(Source data)
◇ ◇ ◇ ◇

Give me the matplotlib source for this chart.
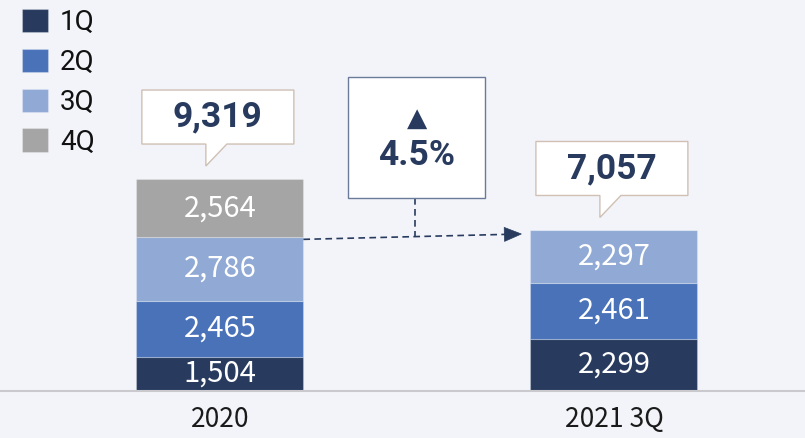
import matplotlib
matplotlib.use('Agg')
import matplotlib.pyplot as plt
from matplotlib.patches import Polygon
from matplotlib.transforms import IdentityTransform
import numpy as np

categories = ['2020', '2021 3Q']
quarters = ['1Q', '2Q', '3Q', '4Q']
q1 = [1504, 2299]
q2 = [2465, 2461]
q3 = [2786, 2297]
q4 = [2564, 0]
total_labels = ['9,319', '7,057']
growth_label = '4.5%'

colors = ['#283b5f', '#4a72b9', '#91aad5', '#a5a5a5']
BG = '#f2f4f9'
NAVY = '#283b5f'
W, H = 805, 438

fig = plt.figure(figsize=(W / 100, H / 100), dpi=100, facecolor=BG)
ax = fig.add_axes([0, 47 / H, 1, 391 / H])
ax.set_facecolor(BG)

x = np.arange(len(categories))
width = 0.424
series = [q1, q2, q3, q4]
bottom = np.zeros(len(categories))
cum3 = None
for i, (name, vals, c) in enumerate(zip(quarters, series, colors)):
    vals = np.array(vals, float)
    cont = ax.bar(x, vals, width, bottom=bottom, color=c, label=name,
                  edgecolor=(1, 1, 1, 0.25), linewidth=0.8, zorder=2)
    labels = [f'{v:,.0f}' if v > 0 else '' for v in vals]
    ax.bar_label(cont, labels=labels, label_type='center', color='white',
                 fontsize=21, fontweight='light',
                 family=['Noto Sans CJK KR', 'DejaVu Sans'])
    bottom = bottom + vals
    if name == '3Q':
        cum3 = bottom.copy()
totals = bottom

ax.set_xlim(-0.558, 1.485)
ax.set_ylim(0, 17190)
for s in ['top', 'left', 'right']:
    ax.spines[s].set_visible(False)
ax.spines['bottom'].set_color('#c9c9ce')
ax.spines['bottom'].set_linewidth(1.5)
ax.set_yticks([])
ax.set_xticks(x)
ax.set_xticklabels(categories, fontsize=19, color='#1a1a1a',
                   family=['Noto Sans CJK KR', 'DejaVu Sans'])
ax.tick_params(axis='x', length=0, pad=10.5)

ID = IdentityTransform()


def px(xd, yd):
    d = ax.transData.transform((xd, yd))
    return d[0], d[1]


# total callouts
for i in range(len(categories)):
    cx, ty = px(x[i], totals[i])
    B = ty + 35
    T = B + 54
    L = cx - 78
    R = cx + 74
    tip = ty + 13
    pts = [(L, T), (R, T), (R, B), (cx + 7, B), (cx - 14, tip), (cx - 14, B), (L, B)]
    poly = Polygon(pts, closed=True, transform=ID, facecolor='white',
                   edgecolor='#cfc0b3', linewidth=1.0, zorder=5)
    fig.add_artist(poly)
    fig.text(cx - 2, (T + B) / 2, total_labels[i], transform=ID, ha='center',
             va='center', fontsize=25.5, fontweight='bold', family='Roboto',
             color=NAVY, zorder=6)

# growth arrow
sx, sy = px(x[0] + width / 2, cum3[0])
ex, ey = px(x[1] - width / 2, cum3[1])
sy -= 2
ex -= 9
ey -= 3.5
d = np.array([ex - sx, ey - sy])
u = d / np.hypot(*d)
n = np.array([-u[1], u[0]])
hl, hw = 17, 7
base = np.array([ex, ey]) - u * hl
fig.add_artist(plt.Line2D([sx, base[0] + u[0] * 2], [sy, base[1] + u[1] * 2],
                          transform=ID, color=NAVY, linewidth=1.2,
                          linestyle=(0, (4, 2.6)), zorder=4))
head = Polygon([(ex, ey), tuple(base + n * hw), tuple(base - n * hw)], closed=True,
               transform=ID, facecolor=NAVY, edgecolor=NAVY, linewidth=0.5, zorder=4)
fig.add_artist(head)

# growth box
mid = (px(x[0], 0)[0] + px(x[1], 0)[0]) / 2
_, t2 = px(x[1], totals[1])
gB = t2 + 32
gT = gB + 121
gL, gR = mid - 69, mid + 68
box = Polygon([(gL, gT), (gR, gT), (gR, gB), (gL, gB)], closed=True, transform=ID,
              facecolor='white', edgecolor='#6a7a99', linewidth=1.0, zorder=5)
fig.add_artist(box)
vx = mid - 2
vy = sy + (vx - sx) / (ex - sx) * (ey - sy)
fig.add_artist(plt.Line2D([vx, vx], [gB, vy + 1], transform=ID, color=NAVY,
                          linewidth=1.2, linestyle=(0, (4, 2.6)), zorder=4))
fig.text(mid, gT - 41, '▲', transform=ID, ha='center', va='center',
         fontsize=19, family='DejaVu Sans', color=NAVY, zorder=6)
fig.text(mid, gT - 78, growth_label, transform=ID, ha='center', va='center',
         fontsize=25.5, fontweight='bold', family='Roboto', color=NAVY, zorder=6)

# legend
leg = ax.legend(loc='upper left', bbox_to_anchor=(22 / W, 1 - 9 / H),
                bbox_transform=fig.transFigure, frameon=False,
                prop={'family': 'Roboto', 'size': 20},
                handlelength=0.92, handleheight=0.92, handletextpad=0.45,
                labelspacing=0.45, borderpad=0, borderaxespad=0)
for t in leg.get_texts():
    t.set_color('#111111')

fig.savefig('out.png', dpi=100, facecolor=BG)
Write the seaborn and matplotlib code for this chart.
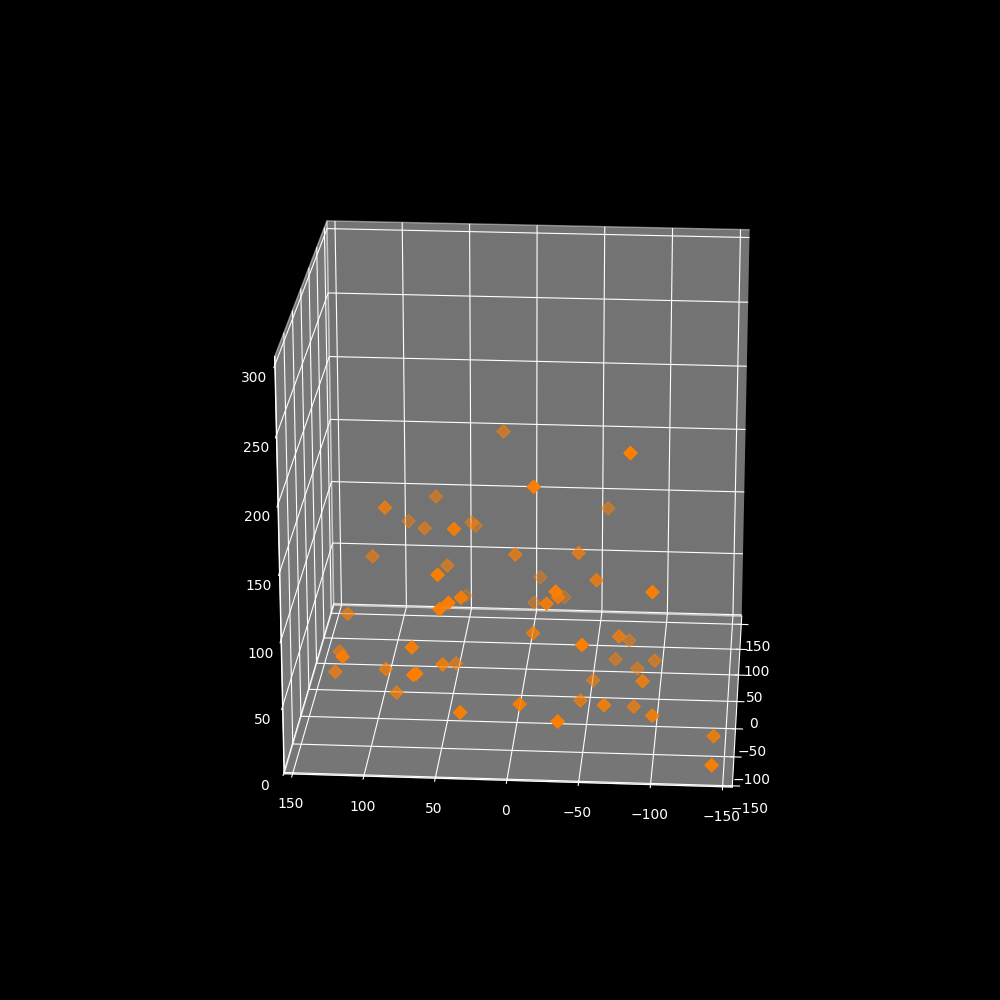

◇ ◇ ◇ ◇

What the task requires >>
Your task is to report how many lines of the material include the string "chart". Give the number and no other words.

Correct result >>
2